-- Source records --
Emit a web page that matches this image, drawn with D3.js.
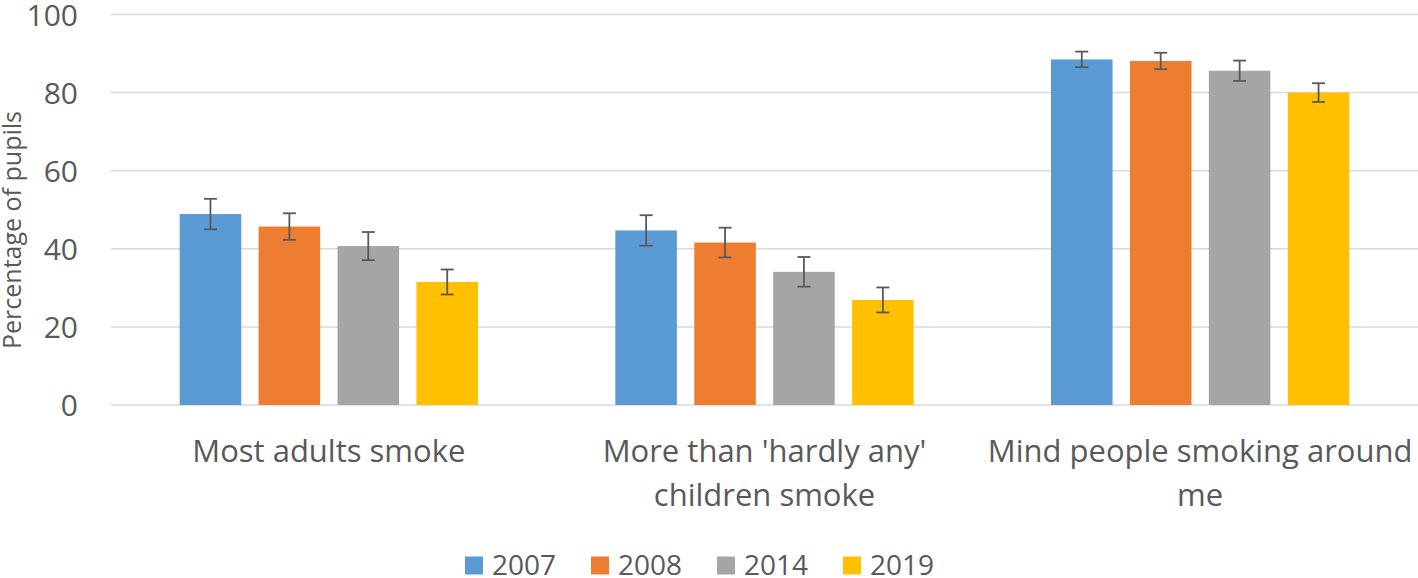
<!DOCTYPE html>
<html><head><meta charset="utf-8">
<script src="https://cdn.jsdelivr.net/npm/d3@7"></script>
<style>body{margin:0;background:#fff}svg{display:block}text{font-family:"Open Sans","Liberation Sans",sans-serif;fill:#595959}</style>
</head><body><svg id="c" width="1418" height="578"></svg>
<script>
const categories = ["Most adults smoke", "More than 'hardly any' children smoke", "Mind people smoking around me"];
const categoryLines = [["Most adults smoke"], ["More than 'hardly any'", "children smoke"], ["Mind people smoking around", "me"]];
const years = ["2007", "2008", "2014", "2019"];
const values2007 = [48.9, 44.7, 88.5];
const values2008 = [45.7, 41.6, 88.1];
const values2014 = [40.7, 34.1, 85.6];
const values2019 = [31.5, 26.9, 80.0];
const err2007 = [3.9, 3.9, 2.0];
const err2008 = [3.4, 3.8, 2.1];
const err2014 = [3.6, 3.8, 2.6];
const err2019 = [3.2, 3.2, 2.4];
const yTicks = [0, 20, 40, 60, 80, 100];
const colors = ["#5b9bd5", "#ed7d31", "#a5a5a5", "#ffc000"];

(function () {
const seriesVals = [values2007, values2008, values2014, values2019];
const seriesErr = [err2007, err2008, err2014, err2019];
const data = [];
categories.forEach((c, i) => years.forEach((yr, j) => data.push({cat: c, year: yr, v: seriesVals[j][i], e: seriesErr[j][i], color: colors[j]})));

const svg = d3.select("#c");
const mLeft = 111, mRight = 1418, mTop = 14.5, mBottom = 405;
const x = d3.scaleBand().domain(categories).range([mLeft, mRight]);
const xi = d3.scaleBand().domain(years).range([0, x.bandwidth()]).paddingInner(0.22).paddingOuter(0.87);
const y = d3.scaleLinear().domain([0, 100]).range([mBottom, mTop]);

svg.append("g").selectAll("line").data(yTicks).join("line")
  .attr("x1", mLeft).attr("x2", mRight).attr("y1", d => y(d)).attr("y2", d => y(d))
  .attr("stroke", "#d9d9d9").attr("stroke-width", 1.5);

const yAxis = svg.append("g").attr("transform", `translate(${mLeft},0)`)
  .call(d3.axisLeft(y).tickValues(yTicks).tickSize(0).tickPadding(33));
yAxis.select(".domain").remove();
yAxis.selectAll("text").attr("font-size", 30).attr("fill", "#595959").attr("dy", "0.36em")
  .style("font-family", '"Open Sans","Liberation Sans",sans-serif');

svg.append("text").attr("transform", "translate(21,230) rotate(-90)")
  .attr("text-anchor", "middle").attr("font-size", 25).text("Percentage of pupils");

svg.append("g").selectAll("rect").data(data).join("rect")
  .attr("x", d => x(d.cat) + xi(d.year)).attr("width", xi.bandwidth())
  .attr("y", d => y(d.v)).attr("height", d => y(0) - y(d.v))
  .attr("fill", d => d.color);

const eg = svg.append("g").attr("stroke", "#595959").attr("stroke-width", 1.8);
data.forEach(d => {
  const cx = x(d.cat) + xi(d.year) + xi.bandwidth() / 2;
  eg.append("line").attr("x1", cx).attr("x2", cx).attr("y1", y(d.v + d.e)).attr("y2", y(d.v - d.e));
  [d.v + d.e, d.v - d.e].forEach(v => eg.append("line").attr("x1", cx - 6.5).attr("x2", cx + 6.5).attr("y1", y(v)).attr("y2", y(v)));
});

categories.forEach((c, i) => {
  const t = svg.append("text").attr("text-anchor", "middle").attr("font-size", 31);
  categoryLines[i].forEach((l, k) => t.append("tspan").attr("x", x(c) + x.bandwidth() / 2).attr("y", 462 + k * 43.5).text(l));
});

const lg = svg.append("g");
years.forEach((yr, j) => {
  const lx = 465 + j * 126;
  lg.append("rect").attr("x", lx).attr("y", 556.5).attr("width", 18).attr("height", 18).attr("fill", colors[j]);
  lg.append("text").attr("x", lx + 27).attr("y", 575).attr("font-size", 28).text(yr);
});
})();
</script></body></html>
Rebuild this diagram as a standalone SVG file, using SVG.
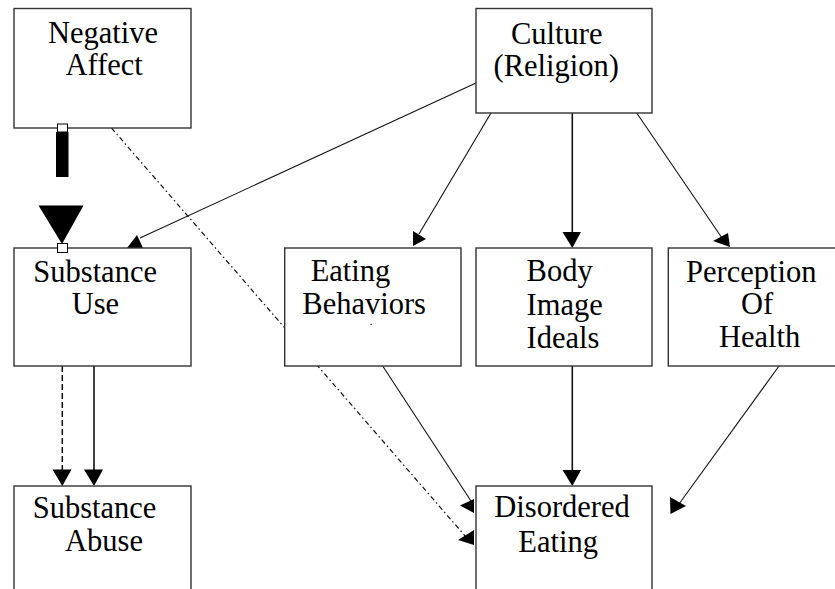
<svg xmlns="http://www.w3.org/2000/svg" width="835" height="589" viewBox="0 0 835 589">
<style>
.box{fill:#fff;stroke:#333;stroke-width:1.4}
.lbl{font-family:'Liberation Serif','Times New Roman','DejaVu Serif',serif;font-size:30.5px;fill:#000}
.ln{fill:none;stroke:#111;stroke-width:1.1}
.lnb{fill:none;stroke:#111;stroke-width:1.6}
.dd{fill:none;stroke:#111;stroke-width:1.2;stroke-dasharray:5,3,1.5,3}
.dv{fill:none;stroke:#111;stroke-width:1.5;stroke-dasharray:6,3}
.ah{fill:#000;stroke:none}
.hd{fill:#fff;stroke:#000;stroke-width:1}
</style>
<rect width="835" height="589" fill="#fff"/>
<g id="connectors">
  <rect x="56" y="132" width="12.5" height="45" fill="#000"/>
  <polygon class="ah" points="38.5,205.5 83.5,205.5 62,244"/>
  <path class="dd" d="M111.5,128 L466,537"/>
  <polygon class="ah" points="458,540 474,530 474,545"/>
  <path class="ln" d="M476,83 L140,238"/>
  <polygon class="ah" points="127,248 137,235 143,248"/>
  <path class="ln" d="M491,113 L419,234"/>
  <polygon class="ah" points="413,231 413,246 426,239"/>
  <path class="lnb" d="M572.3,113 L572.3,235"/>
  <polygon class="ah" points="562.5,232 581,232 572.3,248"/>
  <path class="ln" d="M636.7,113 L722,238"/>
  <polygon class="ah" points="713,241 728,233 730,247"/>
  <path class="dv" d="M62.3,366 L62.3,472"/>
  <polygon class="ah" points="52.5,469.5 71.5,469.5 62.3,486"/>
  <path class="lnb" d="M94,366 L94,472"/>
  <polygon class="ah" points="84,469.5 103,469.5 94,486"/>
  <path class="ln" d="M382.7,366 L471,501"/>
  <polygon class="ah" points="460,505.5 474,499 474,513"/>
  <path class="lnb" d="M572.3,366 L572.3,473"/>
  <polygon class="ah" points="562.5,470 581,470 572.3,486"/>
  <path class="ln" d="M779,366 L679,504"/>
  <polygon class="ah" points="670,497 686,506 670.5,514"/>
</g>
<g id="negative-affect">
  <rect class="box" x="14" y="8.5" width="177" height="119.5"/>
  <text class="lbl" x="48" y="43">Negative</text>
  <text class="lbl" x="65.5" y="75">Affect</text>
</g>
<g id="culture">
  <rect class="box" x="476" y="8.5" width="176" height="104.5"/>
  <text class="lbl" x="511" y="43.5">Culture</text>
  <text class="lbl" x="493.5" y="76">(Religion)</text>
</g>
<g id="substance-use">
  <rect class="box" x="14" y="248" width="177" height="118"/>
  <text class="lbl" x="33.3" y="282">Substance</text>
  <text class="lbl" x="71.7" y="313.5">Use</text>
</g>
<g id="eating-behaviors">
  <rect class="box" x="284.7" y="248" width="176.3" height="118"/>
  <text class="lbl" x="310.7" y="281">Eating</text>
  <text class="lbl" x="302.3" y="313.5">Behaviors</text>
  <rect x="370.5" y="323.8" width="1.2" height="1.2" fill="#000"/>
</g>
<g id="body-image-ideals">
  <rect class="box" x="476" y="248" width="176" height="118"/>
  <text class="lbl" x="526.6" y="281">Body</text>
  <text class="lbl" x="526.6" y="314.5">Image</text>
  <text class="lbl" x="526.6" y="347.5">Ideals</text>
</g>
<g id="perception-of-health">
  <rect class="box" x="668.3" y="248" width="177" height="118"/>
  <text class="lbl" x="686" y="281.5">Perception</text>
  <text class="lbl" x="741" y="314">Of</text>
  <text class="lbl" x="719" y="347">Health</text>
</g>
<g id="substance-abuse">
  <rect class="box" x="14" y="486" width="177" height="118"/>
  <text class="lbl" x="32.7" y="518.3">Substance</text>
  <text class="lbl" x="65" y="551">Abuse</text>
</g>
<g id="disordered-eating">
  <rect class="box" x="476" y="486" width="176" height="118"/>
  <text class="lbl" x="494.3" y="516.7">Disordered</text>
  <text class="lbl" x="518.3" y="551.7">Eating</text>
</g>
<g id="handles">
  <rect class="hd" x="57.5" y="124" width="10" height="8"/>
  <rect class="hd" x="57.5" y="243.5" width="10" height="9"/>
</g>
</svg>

-- Task description --
Reproduce the records word for word, please, from their first line up to and including the line that contains "categories.forEach((c, i) => years.forEach((yr, j)", but no pictures.

-- Result for this task --
Emit a web page that matches this image, drawn with D3.js.
<!DOCTYPE html>
<html><head><meta charset="utf-8">
<script src="https://cdn.jsdelivr.net/npm/d3@7"></script>
<style>body{margin:0;background:#fff}svg{display:block}text{font-family:"Open Sans","Liberation Sans",sans-serif;fill:#595959}</style>
</head><body><svg id="c" width="1418" height="578"></svg>
<script>
const categories = ["Most adults smoke", "More than 'hardly any' children smoke", "Mind people smoking around me"];
const categoryLines = [["Most adults smoke"], ["More than 'hardly any'", "children smoke"], ["Mind people smoking around", "me"]];
const years = ["2007", "2008", "2014", "2019"];
const values2007 = [48.9, 44.7, 88.5];
const values2008 = [45.7, 41.6, 88.1];
const values2014 = [40.7, 34.1, 85.6];
const values2019 = [31.5, 26.9, 80.0];
const err2007 = [3.9, 3.9, 2.0];
const err2008 = [3.4, 3.8, 2.1];
const err2014 = [3.6, 3.8, 2.6];
const err2019 = [3.2, 3.2, 2.4];
const yTicks = [0, 20, 40, 60, 80, 100];
const colors = ["#5b9bd5", "#ed7d31", "#a5a5a5", "#ffc000"];

(function () {
const seriesVals = [values2007, values2008, values2014, values2019];
const seriesErr = [err2007, err2008, err2014, err2019];
const data = [];
categories.forEach((c, i) => years.forEach((yr, j) => data.push({cat: c, year: yr, v: seriesVals[j][i], e: seriesErr[j][i], color: colors[j]})));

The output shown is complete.